Najlepszą okazję do otwarcia wyniku w pierwszych minutach meczu paryżanie stworzyli jednak z lewej strony boiska. To tam operował Kolo Muani, który często otrzymywał piłkę i wbiegał z nią przed bramkę. Jedna z takich prób już w 6. minucie meczu zakończyła się wywalczeniem rzutu karnego, do którego podszedł Kylian Mbappé. Francuz uderzył jednak dość lekko, a także na optymalnej wysokości dla bramkarza. Sprawiło to, że strzał został obroniony. Co ciekawe, nie zobaczyli tego widzowie telewizyjni, którzy podczas „jedenastki” oglądali… wyraz twarzy wykonawcy! Dopiero kilka minut później realizator transmisji zreflektował się i wrócił do sytuacji, wyświetlając odpowiednią powtórkę.
Z nieba do piekła
Początek meczu dla golkipera RC Strasbourg był więc wprost wymarzony. Bellaarouch obronił rzut karny i do pewnego momentu mógł być określany bohaterem meczu. Czar prysł jednak w 31. minucie, kiedy Marokańczyk zupełnie zmazał swe dotychczasowe zasługi. Popełnił tragiczny błąd, podając piłkę prosto do Asensio. Ten zagrał do Mbappé, który wykorzystał pomyłkę debiutującego w Ligue 1 bramkarza, strzelając 20. bramkę w sezonie. Bramkę dotychczas najprostszą.
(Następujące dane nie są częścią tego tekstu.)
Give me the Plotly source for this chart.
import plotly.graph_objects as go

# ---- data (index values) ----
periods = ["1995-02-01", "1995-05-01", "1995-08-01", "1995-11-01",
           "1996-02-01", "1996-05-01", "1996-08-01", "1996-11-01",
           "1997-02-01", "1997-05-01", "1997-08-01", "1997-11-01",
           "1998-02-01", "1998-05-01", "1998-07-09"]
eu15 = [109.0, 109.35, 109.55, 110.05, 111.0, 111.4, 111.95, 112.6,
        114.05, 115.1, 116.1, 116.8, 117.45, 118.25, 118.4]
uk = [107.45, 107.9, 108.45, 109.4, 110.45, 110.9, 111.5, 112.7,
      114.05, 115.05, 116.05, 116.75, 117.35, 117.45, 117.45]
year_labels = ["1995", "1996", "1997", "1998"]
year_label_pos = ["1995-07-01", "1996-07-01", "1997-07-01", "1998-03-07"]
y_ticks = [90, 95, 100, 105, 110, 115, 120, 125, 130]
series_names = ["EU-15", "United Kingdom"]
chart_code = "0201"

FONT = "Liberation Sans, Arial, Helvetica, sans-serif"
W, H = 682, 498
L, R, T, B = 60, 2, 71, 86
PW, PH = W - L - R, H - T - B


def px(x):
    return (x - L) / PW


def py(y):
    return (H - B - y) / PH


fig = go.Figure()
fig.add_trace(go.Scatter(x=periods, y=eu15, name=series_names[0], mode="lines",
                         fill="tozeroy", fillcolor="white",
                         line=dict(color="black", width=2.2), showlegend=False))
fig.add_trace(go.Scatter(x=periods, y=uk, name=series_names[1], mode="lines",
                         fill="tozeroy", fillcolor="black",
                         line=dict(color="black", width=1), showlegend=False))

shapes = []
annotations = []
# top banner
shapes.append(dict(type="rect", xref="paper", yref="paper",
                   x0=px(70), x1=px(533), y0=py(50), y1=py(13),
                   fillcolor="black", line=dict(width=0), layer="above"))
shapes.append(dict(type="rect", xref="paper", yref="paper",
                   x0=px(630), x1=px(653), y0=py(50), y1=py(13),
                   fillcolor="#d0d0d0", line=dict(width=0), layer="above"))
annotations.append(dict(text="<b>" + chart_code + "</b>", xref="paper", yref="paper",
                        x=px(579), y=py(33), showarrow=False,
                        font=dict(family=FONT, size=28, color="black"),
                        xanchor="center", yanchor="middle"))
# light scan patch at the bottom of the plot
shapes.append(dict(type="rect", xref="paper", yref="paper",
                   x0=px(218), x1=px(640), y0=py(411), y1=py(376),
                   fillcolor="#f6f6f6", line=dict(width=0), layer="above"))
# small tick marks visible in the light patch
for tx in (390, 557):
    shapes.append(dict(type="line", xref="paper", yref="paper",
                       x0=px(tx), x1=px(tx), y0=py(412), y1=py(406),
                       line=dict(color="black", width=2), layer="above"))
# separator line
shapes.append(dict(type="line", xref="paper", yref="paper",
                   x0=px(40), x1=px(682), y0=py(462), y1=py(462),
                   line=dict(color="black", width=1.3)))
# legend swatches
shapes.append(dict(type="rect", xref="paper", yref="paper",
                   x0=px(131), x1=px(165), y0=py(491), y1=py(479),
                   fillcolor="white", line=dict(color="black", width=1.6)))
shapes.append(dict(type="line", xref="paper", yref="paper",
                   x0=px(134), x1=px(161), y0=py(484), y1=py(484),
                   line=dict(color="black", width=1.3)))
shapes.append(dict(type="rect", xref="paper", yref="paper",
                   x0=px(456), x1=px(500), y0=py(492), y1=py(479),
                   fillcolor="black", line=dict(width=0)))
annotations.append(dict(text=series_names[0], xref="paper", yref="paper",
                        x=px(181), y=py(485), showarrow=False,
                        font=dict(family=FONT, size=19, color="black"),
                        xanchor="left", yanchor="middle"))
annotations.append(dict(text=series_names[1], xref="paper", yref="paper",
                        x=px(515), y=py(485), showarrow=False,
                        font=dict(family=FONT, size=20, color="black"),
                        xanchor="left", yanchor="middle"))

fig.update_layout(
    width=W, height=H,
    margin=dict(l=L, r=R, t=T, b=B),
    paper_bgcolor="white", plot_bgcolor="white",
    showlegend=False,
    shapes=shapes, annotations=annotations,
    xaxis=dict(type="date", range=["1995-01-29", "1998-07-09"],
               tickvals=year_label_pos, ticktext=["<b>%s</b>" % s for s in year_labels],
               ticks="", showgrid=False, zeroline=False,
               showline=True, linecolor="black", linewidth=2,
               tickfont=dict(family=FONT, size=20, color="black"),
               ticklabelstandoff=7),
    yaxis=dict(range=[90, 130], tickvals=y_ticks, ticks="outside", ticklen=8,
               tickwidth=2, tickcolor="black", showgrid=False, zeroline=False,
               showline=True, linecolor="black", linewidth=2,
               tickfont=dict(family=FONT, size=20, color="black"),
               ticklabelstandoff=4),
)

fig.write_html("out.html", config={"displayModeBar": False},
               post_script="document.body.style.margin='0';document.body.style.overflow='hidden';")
Do przerwy niewiele się zmieniło. Choć w grze Les Parisiens występowały częste słabe punkty, takie jak oddanie inicjatywy rywalom, dopuszczenie ich do groźnych szans i niewykorzystywanie własnych przez egoizm przy wykończeniu, Strasbourg nie umiał tego wykorzystać. Drużyna z Alzacji raz trafiła w poprzeczkę i oddała 8 strzałów, ale nie zdobyła gola. PSG prowadziło w wyniku niewymuszonych błędów rywali, więc mogło mówić o szczęśliwym wyniku.
PSG w trybie ekonomicznym
Druga odsłona meczu to już więcej spokoju prezentowanego przez Mbappé i spółkę. Szybko strzelony drugi gol i wyeliminowanie mocnych stron rywali pozwoliło na uspokojenie przebiegu spotkania. Dzięki temu Paris Saint-Germain mimo dość oszczędnej gry mogło dążyć do zainkasowania trzech punktów. Nie zmienia to faktu, że w poczynaniach paryżan brakowało pomysłu, dużej dominacji i większej liczby bramek. Gdyby nie podarowany gol i ogromna nieskuteczność Strasbourga, wynik mógł być zupełnie inny.
Szczególnie blisko do odmiany losów spotkania było od 68. minuty, w której drużyna gospodarzy strzeliła gola dającego kontakt z mistrzami Francji. Nie udało im się jednak pójść za ciosem, a mecz zakończył się wynikiem niekorzystnym dla Strasbourga.